Das zweite Ereignis betraf die Vertretung des Dezernats von Gerlinde. Ende Juni sollten die Schleuserverfahren ja »voraussichtlich« abgeschlossen sein. Mona und ich überlegten schon, wie wir uns bei Gerlinde unauffällig nach dem Stand der Dinge erkundigen konnten, als Gerlinde plötzlich im Café Jura meinte, dass »irgendetwas« mit ihrem Rücken »nicht in Ordnung« sei. Eine Stunde später verabschiedete sie sich und ging aufgrund erheblicher Schmerzen zum Arzt. Zwei Tage darauf bekamen wir Gewissheit. Gerlinde hatte sich einen Bandscheibenvorfall eingehandelt, als sie die Kiste eines Schleuserverfahrens, voll gepackt mit Aktenordnern, von dem Schrank in ihrem Zimmer herunterholte. Sie war den ganzen Juli krankgeschrieben. Mona rief wehklagend in die Kaffeerunde: »Ach, hätte Gerlinde bloß was gesagt. Ich hätte ihr bei der Kiste doch geholfen.« Alle mussten lachen. Mona war zwar drahtig und quirlig, aber nur 1,65 m groß. Jörg meinte grinsend, Mona solle froh sein, dass sie ihren Bügel mit der Robe allein in ihrem Schrank aufhängen könne.

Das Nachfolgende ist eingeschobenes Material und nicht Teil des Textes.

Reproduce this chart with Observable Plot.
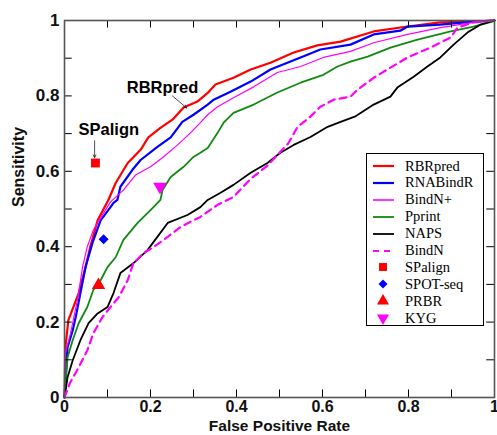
<!DOCTYPE html>
<html><head><meta charset="utf-8">
<script src="https://cdn.jsdelivr.net/npm/d3@7"></script>
<script src="https://cdn.jsdelivr.net/npm/@observablehq/plot@0.6"></script>
<style>
body{margin:0;background:#fff;}
#wrap{position:relative;width:497px;height:435px;}
#legend{position:absolute;left:366px;top:153px;width:118px;height:173px;border:1px solid #000;background:#fff;font-family:"Liberation Serif","Times New Roman",serif;font-size:14.5px;box-sizing:border-box;}
.item{position:absolute;left:0;height:16px;display:flex;align-items:center;white-space:nowrap;}
.item svg{margin-left:5px;margin-right:11px;}
</style></head><body><div id="wrap"></div>
<script>
// ---- data ----
const RBRpred = [[0,0],[0.002,0.133],[0.009,0.205],[0.033,0.277],[0.049,0.346],[0.06,0.40],[0.077,0.47],[0.102,0.524],[0.119,0.569],[0.147,0.622],[0.177,0.657],[0.195,0.69],[0.223,0.715],[0.251,0.737],[0.277,0.769],[0.309,0.785],[0.333,0.808],[0.351,0.83],[0.393,0.848],[0.433,0.87],[0.479,0.888],[0.533,0.915],[0.588,0.934],[0.642,0.944],[0.719,0.971],[0.798,0.984],[0.874,0.995],[0.951,0.997],[1,1]];
const RNABindR = [[0,0],[0.007,0.133],[0.019,0.178],[0.026,0.213],[0.037,0.277],[0.049,0.346],[0.065,0.41],[0.084,0.47],[0.107,0.505],[0.114,0.516],[0.123,0.524],[0.13,0.559],[0.158,0.604],[0.177,0.63],[0.216,0.665],[0.247,0.69],[0.274,0.731],[0.3,0.75],[0.333,0.777],[0.347,0.79],[0.386,0.811],[0.433,0.838],[0.479,0.87],[0.549,0.902],[0.595,0.923],[0.665,0.936],[0.719,0.963],[0.781,0.973],[0.798,0.984],[0.874,0.989],[0.951,0.997],[1,1]];
const BindNplus = [[0,0],[0.002,0.117],[0.014,0.17],[0.03,0.258],[0.042,0.346],[0.053,0.40],[0.067,0.444],[0.091,0.489],[0.107,0.519],[0.137,0.55],[0.165,0.59],[0.2,0.612],[0.23,0.638],[0.263,0.67],[0.293,0.702],[0.316,0.729],[0.333,0.75],[0.356,0.771],[0.393,0.795],[0.44,0.824],[0.495,0.862],[0.549,0.878],[0.602,0.902],[0.665,0.918],[0.719,0.941],[0.798,0.963],[0.874,0.981],[0.951,0.995],[1,1]];
const Pprint = [[0,0],[0.002,0.027],[0.007,0.106],[0.019,0.152],[0.033,0.197],[0.053,0.24],[0.067,0.285],[0.084,0.311],[0.1,0.346],[0.119,0.372],[0.137,0.418],[0.17,0.463],[0.2,0.497],[0.207,0.505],[0.223,0.524],[0.228,0.55],[0.247,0.585],[0.277,0.612],[0.3,0.638],[0.316,0.649],[0.333,0.662],[0.356,0.702],[0.37,0.729],[0.393,0.755],[0.44,0.777],[0.495,0.809],[0.549,0.835],[0.602,0.856],[0.635,0.878],[0.665,0.891],[0.705,0.904],[0.758,0.928],[0.821,0.949],[0.898,0.971],[0.951,0.984],[0.995,0.997],[1,1]];
const NAPS = [[0,0],[0.007,0.053],[0.019,0.098],[0.037,0.152],[0.056,0.197],[0.077,0.223],[0.1,0.24],[0.114,0.277],[0.13,0.33],[0.16,0.356],[0.193,0.391],[0.216,0.426],[0.24,0.463],[0.286,0.484],[0.316,0.505],[0.333,0.524],[0.363,0.543],[0.393,0.564],[0.433,0.596],[0.472,0.622],[0.502,0.649],[0.533,0.67],[0.572,0.691],[0.612,0.718],[0.642,0.731],[0.675,0.745],[0.719,0.777],[0.758,0.798],[0.774,0.822],[0.812,0.851],[0.844,0.878],[0.874,0.902],[0.905,0.936],[0.937,0.968],[0.967,0.989],[1,1]];
const BindN = [[0,0],[0.012,0.037],[0.033,0.08],[0.053,0.125],[0.067,0.17],[0.088,0.213],[0.107,0.24],[0.126,0.266],[0.147,0.311],[0.16,0.356],[0.184,0.383],[0.207,0.399],[0.24,0.426],[0.27,0.452],[0.3,0.47],[0.316,0.479],[0.356,0.511],[0.393,0.532],[0.433,0.58],[0.472,0.615],[0.521,0.675],[0.542,0.718],[0.572,0.745],[0.595,0.771],[0.626,0.79],[0.665,0.798],[0.681,0.816],[0.719,0.848],[0.758,0.875],[0.798,0.902],[0.851,0.928],[0.898,0.955],[0.914,0.981],[0.951,0.995],[1,1]];

const curveNames = ["RBRpred","RNABindR","BindN+","Pprint","NAPS","BindN"];
const curveData = [RBRpred, RNABindR, BindNplus, Pprint, NAPS, BindN];

const pointNames = ["SPalign","SPOT-seq","PRBR","KYG"];
const pointX = [0.072, 0.091, 0.079, 0.222];
const pointY = [0.622, 0.42, 0.298, 0.559];

const tickValues = [0, 0.2, 0.4, 0.6, 0.8, 1];
const minorTicks = [0.1, 0.2, 0.3, 0.4, 0.5, 0.6, 0.7, 0.8, 0.9];

const noteText = ["RBRpred", "SPalign"];
const noteX = [0.228, 0.103];
const noteY = [0.822, 0.71];
const arrowFrom = [[0.251, 0.80], [0.07, 0.681]];
const arrowTo = [[0.284, 0.768], [0.07, 0.636]];

// ---- styles ----
const lineStyle = {
  "RBRpred": {stroke: "#ff0000", w: 2.2, dash: null},
  "RNABindR": {stroke: "#0000ff", w: 2.2, dash: null},
  "BindN+": {stroke: "#ff00ff", w: 1.2, dash: null},
  "Pprint": {stroke: "#118a11", w: 1.8, dash: null},
  "NAPS": {stroke: "#000000", w: 1.8, dash: null},
  "BindN": {stroke: "#ff00ff", w: 2.2, dash: "7,5"}
};
const pointStyle = {
  "SPalign": {fill: "#ff0000", symbol: "square", r: 5, rotate: 0},
  "SPOT-seq": {fill: "#0000ff", symbol: "square", r: 4, rotate: 45},
  "PRBR": {fill: "#ff0000", symbol: "triangle", r: 5, rotate: 0},
  "KYG": {fill: "#ff00ff", symbol: "triangle", r: 5, rotate: 180}
};

const lines = curveNames.map((n, i) => Plot.line(curveData[i].map(([x, y]) => ({x, y})), {
  x: "x", y: "y", stroke: lineStyle[n].stroke, strokeWidth: lineStyle[n].w,
  strokeDasharray: lineStyle[n].dash, strokeLinejoin: "round"
}));
const points = pointNames.map((n, i) => Plot.dot([{x: pointX[i], y: pointY[i]}], {
  x: "x", y: "y", fill: pointStyle[n].fill, symbol: pointStyle[n].symbol, r: pointStyle[n].r,
  rotate: pointStyle[n].rotate, stroke: "none"
}));

const font = "'Liberation Sans', Arial, sans-serif";
const fmt = d => (d === 0 || d === 1) ? String(d) : d.toFixed(1);
const chart = Plot.plot({
  width: 497, height: 435,
  marginLeft: 64, marginRight: 3, marginTop: 20, marginBottom: 38,
  style: {fontFamily: font, background: "#fff", overflow: "visible"},
  x: {domain: [0, 1]},
  y: {domain: [0, 1]},
  marks: [
    ...lines,
    ...points,
    Plot.ruleX(minorTicks, {x: d => d, y1: 0, y2: 0.02, stroke: "#000", strokeWidth: 1}),
    Plot.ruleX(minorTicks, {x: d => d, y1: 1, y2: 0.98, stroke: "#000", strokeWidth: 1}),
    Plot.ruleY(minorTicks, {y: d => d, x1: 0, x2: 0.018, stroke: "#000", strokeWidth: 1}),
    Plot.ruleY(minorTicks, {y: d => d, x1: 1, x2: 0.982, stroke: "#000", strokeWidth: 1}),
    Plot.frame({stroke: "#555", strokeWidth: 1.6}),
    Plot.axisX(tickValues, {tickSize: 0, tickPadding: 3, fontSize: 16, fontWeight: "bold", fill: "#111",
      tickFormat: fmt, label: null}),
    Plot.axisY(tickValues, {tickSize: 0, tickPadding: 5, fontSize: 17, fontWeight: "bold", fill: "#111",
      tickFormat: fmt, label: null}),
    Plot.text(["False Positive Rate"], {frameAnchor: "bottom", dy: 29, fontSize: 15.5, fontWeight: "bold", fill: "#111", lineAnchor: "middle"}),
    Plot.text(["Sensitivity"], {frameAnchor: "left", dx: -46, dy: -2, rotate: -90, fontSize: 16, fontWeight: "bold", fill: "#111"}),
    Plot.text(noteText.map((t, i) => ({t, x: noteX[i], y: noteY[i]})), {x: "x", y: "y", text: "t", fontSize: 16.5, fontWeight: "bold", fill: "#000"}),
    Plot.arrow(arrowFrom.map((f, i) => ({x1: f[0], y1: f[1], x2: arrowTo[i][0], y2: arrowTo[i][1]})), {
      x1: "x1", y1: "y1", x2: "x2", y2: "y2", stroke: "#222", strokeWidth: 0.8, headLength: 6, headAngle: 50, bend: 0})
  ]
});
const wrap = document.getElementById("wrap");
wrap.appendChild(chart);

// ---- legend ----
const legend = document.createElement("div");
legend.id = "legend";
const allNames = [...curveNames, ...pointNames];
allNames.forEach((n, i) => {
  const item = document.createElement("div");
  item.className = "item";
  item.style.top = (4 + i * 16.9) + "px";
  let sample;
  if (lineStyle[n]) {
    const s = lineStyle[n];
    sample = `<svg width="22" height="16"><line x1="1" y1="8" x2="22" y2="8" stroke="${s.stroke}" stroke-width="${Math.max(s.w, 1.6)}" ${s.dash ? 'stroke-dasharray="6,5"' : ''}/></svg>`;
  } else {
    const s = pointStyle[n];
    const sym = d3.symbol(s.symbol === "square" ? d3.symbolSquare : d3.symbolTriangle, s.r * s.r * Math.PI * 0.8)();
    sample = `<svg width="22" height="16"><path d="${sym}" transform="translate(11,8) rotate(${s.rotate})" fill="${s.fill}"/></svg>`;
  }
  item.innerHTML = sample + `<span>${n}</span>`;
  legend.appendChild(item);
});
wrap.appendChild(legend);
</script></body></html>
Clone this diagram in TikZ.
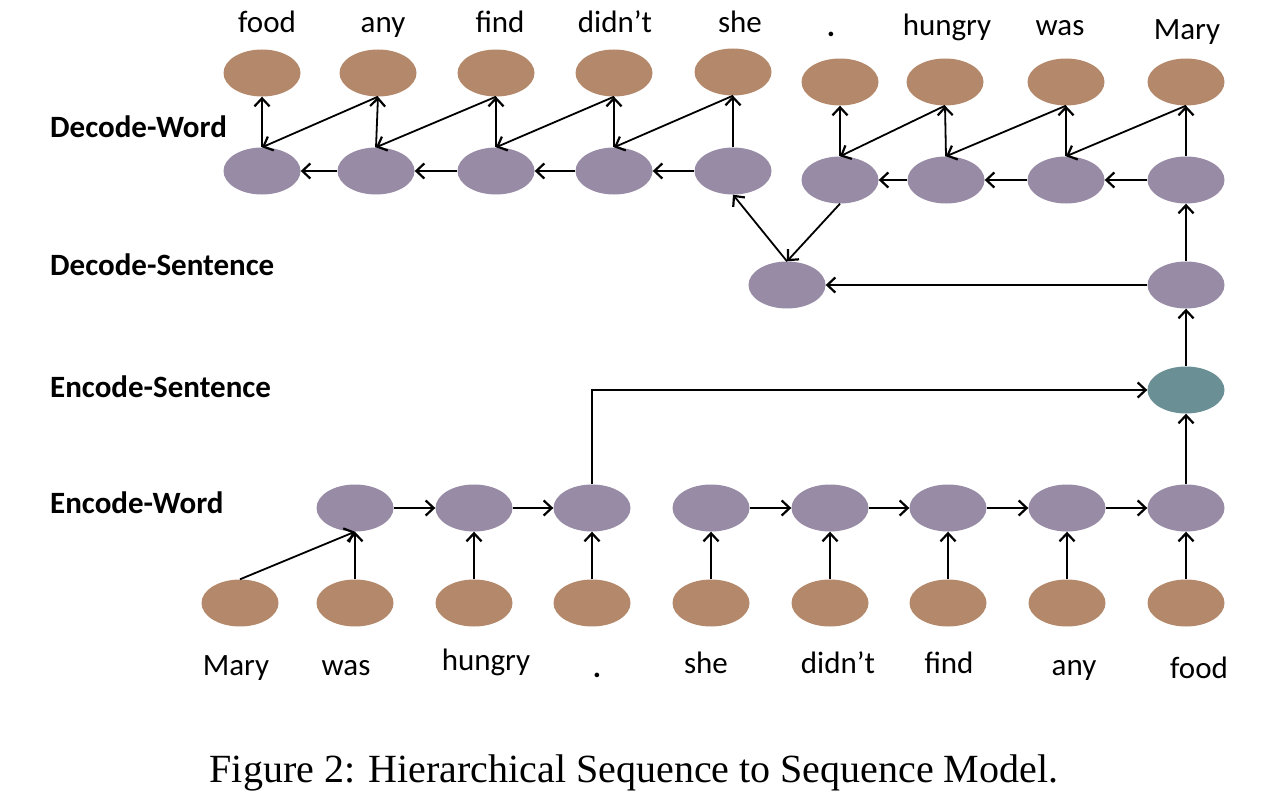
\documentclass[tikz,border=0pt]{standalone}
\usepackage{fontspec}
\setmainfont{Carlito}
\newfontfamily\capfont{Liberation Serif}
\usetikzlibrary{arrows.meta,shapes.geometric}
\definecolor{wbrown}{HTML}{B4886A}
\definecolor{wpurple}{HTML}{978BA6}
\definecolor{wteal}{HTML}{6A8F95}
\tikzset{
  word/.style={ellipse, fill=wbrown, minimum width=77pt, minimum height=47pt, inner sep=0pt},
  hid/.style={ellipse, fill=wpurple, minimum width=77pt, minimum height=47pt, inner sep=0pt},
  sent/.style={ellipse, fill=wteal, minimum width=77pt, minimum height=47pt, inner sep=0pt},
  lab/.style={font=\fontsize{31}{37}\selectfont, anchor=base, inner sep=0pt},
  rowlab/.style={font=\bfseries\fontsize{31}{37}\selectfont, anchor=base west, inner sep=0pt},
  arr/.style={-{Straight Barb[length=8pt,width=15pt,line width=2.2pt]}, line width=1.8pt},
}
\begin{document}
\begin{tikzpicture}[x=1pt,y=-1pt]
\useasboundingbox (0,0) rectangle (1274,800);
% row labels
\node[rowlab] (rl1) at (50,137) {Decode-Word};
\node[rowlab] (rl2) at (50,275) {Decode-Sentence};
\node[rowlab] (rl3) at (50,397) {Encode-Sentence};
\node[rowlab] (rl4) at (50,513) {Encode-Word};
% decoder outputs
\node[word] (do1) at (262,73) {};
\node[word] (do2) at (378,73) {};
\node[word] (do3) at (496,73) {};
\node[word] (do4) at (614,73) {};
\node[word] (do5) at (733,72) {};
\node[word] (do6) at (840,82) {};
\node[word] (do7) at (945,82) {};
\node[word] (do8) at (1066,82) {};
\node[word] (do9) at (1186,82) {};
\node[lab] (dl1) at (267,33) {food};
\node[lab] (dl2) at (383,33) {any};
\node[lab] (dl3) at (500,33) {find};
\node[lab] (dl4) at (615,33) {didn’t};
\node[lab] (dl5) at (740,33) {she};
\node[lab] (dl6) at (831,37) {\textbf{.}};
\node[lab] (dl7) at (947,36) {hungry};
\node[lab] (dl8) at (1060,36) {was};
\node[lab] (dl9) at (1187,40) {Mary};
% decoder hidden
\node[hid] (dh1) at (262,171) {};
\node[hid] (dh2) at (376,171) {};
\node[hid] (dh3) at (496,171) {};
\node[hid] (dh4) at (614,171) {};
\node[hid] (dh5) at (733,171) {};
\node[hid] (dh6) at (840,180) {};
\node[hid] (dh7) at (946,180) {};
\node[hid] (dh8) at (1066,180) {};
\node[hid] (dh9) at (1186,180) {};
% sentence level
\node[hid] (ds1) at (787,285) {};
\node[hid] (ds2) at (1186,285) {};
\node[sent] (es) at (1186,390) {};
% encoder hidden
\node[hid] (eh2) at (355,508) {};
\node[hid] (eh3) at (474,508) {};
\node[hid] (eh4) at (592,508) {};
\node[hid] (eh5) at (711,508) {};
\node[hid] (eh6) at (830,508) {};
\node[hid] (eh7) at (948,508) {};
\node[hid] (eh8) at (1067,508) {};
\node[hid] (eh9) at (1186,508) {};
% encoder inputs
\node[word] (ei1) at (240,603) {};
\node[word] (ei2) at (355,603) {};
\node[word] (ei3) at (474,603) {};
\node[word] (ei4) at (592,603) {};
\node[word] (ei5) at (711,603) {};
\node[word] (ei6) at (830,603) {};
\node[word] (ei7) at (948,603) {};
\node[word] (ei8) at (1067,603) {};
\node[word] (ei9) at (1186,603) {};
\node[lab] (el1) at (236,675) {Mary};
\node[lab] (el2) at (346,675) {was};
\node[lab] (el3) at (486,670) {hungry};
\node[lab] (el4) at (597,677) {\textbf{.}};
\node[lab] (el5) at (706,673) {she};
\node[lab] (el6) at (838,673) {didn’t};
\node[lab] (el7) at (949,673) {find};
\node[lab] (el8) at (1074,675) {any};
\node[lab] (el9) at (1199,678) {food};
% decoder arrows
\foreach \i in {1,...,9} \draw[arr] (dh\i.north) -- (do\i.south);
\foreach \i/\j in {2/1,3/2,4/3,5/4,7/6,8/7,9/8} {
  \draw[arr] (do\i.south) -- (dh\j.north);
  \draw[arr] (dh\i.west) -- (dh\j.east);
}
\draw[arr] (ds2.west) -- (ds1.east);
\draw[arr] (ds1.north) -- (dh5.south);
\draw[arr] (dh6.south) -- (ds1.north);
\draw[arr] (ds2.north) -- (dh9.south);
\draw[arr] (es.north) -- (ds2.south);
% encoder arrows
\foreach \i in {2,...,9} \draw[arr] (ei\i.north) -- (eh\i.south);
\draw[arr] (ei1.north) -- (eh2.south);
\foreach \i/\j in {2/3,3/4,5/6,6/7,7/8,8/9} \draw[arr] (eh\i.east) -- (eh\j.west);
\draw[arr] (eh4.north) |- (es.west);
\draw[arr] (eh9.north) -- (es.south);
% caption
\node[font=\capfont\fontsize{40}{46}\selectfont, anchor=base, inner sep=0pt] (cap) at (634,782) {Figure 2: Hierarchical Sequence to Sequence Model.};
\end{tikzpicture}
\end{document}
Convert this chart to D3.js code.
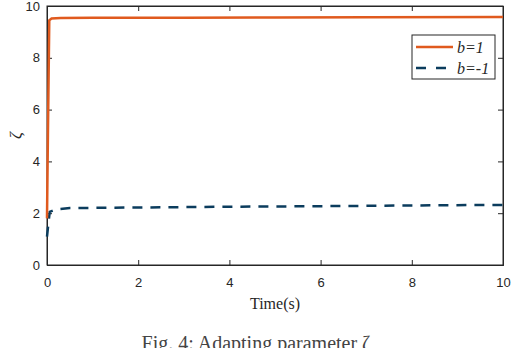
<!DOCTYPE html>
<html>
<head>
<script src="https://d3js.org/d3.v7.min.js"></script>
<style>
body { margin:0; background:#fff; }
</style>
</head>
<body>
<script>
var width = 512, height = 348;
var margin = {top:6, right:9, bottom:83, left:47};
var w = width - margin.left - margin.right;
var h = height - margin.top - margin.bottom;

// b=1 series
var t1 = [0, 0.02, 0.05, 0.1, 0.3, 1, 3, 5, 7, 10];
var z1 = [1.8, 5.0, 9.45, 9.52, 9.54, 9.55, 9.55, 9.56, 9.57, 9.58];
// b=-1 series
var t2 = [0, 0.03, 0.06, 0.2, 0.5, 2, 4, 6, 8, 10];
var z2 = [1.1, 1.6, 2.05, 2.15, 2.2, 2.22, 2.25, 2.27, 2.3, 2.32];

var xTicks = [0, 2, 4, 6, 8, 10];
var yTicks = [0, 2, 4, 6, 8, 10];

var x = d3.scaleLinear().domain([0, 10]).range([0, w]);
var y = d3.scaleLinear().domain([0, 10]).range([h, 0]);

var svg = d3.select("body").append("svg")
    .attr("width", width)
    .attr("height", height)
  .append("g")
    .attr("transform", "translate(" + margin.left + "," + margin.top + ")");

var line = d3.line()
    .x(function(d) { return x(d[0]); })
    .y(function(d) { return y(d[1]); });

// frame
svg.append("rect").attr("width", w).attr("height", h)
    .attr("fill", "none").attr("stroke", "#262626").attr("stroke-width", 1);

var gx = svg.append("g").attr("transform", "translate(0," + h + ")")
    .call(d3.axisBottom(x).tickValues(xTicks).tickSize(-5).tickPadding(13).tickFormat(d3.format("d")));
var gy = svg.append("g")
    .call(d3.axisLeft(y).tickValues(yTicks).tickSize(-5).tickPadding(7).tickFormat(d3.format("d")));
// top / right ticks
svg.append("g").call(d3.axisTop(x).tickValues(xTicks).tickSize(-5).tickFormat(""));
svg.append("g").attr("transform", "translate(" + w + ",0)")
    .call(d3.axisRight(y).tickValues(yTicks).tickSize(-5).tickFormat(""));

svg.selectAll(".domain").attr("stroke", "#262626");
svg.selectAll(".tick line").attr("stroke", "#262626");
svg.selectAll(".tick text").attr("fill", "#262626")
    .style("font-family", "Liberation Sans, Arial, sans-serif").style("font-size", "13px");

svg.append("path")
    .datum(t2.map(function(t, i) { return [t, z2[i]]; }))
    .attr("fill", "none").attr("stroke", "#0b3c5d").attr("stroke-width", 2.5)
    .attr("stroke-dasharray", "10,8")
    .attr("d", line);

svg.append("path")
    .datum(t1.map(function(t, i) { return [t, z1[i]]; }))
    .attr("fill", "none").attr("stroke", "#e05a1e").attr("stroke-width", 2.5)
    .attr("d", line);

// axis labels
svg.append("text")
    .attr("x", w / 2).attr("y", h + 44)
    .attr("text-anchor", "middle")
    .style("font-family", "Liberation Serif, Times New Roman, serif")
    .style("font-size", "16px").attr("fill", "#262626")
    .text("Time(s)");

svg.append("text")
    .attr("transform", "translate(-26," + (h / 2) + ") rotate(-90)")
    .attr("text-anchor", "middle")
    .style("font-family", "Liberation Serif, Times New Roman, serif")
    .style("font-style", "italic")
    .style("font-size", "17px").attr("fill", "#262626")
    .text("ζ");

// legend
var keys = ["b=1", "b=-1"];
var colors = ["#e05a1e", "#0b3c5d"];
var legend = svg.append("g").attr("transform", "translate(" + (412 - margin.left) + "," + (35 - margin.top) + ")");
legend.append("rect").attr("width", 83).attr("height", 44)
    .attr("fill", "#fff").attr("stroke", "#262626").attr("stroke-width", 1);
var items = legend.selectAll("g.item").data(keys).enter().append("g")
    .attr("transform", function(d, i) { return "translate(0," + (12 + i * 21) + ")"; });
items.append("line").attr("x1", 4).attr("x2", function(d, i) { return i ? 34 : 41; })
    .attr("stroke", function(d, i) { return colors[i]; })
    .attr("stroke-width", 2.5)
    .attr("stroke-dasharray", function(d, i) { return i ? "10,10" : null; });
items.append("text").attr("x", 45).attr("dy", "0.35em")
    .style("font-family", "Liberation Serif, Times New Roman, serif")
    .style("font-style", "italic").style("font-size", "16px").attr("fill", "#262626")
    .text(function(d) { return d; });

// caption
d3.select("svg").append("text")
    .attr("x", 256).attr("y", 350)
    .attr("text-anchor", "middle")
    .style("font-family", "Liberation Serif, Times New Roman, serif")
    .style("font-size", "20px").attr("fill", "#444")
    .text("Fig. 4: Adapting parameter ζ");
</script>
</body>
</html>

»Noch einen Monat vertreten«, nörgelte ich. »Wieso einen Monat?«, fragte Jörg. »Weißt du nicht, dass Gerlinde ab 1. August fünf Wochen Urlaub hat?« Jens schüttelte den Kopf und meinte, vor September gehe es also mit den Schleuserverfahren nicht weiter. Mona und ich schauten hilfesuchend zu Oberstaatsanwalt Berndt, der aber nur stirnrunzelnd das Zimmer verließ.

Zwei Stunden später war er jedoch wieder lächelnd bei mir im Zimmer. Frau Eggers würde die Vertretung eines |143|halben Dezernats von Gerlinde übernehmen. Dann musste ich nur noch ein Viertel ihres Dezernats vertreten. Gleiches galt für Mona. Eine wirklich gute Lösung. Mit der dauerhaften Vertretung in diesem Umfang konnte ich leben.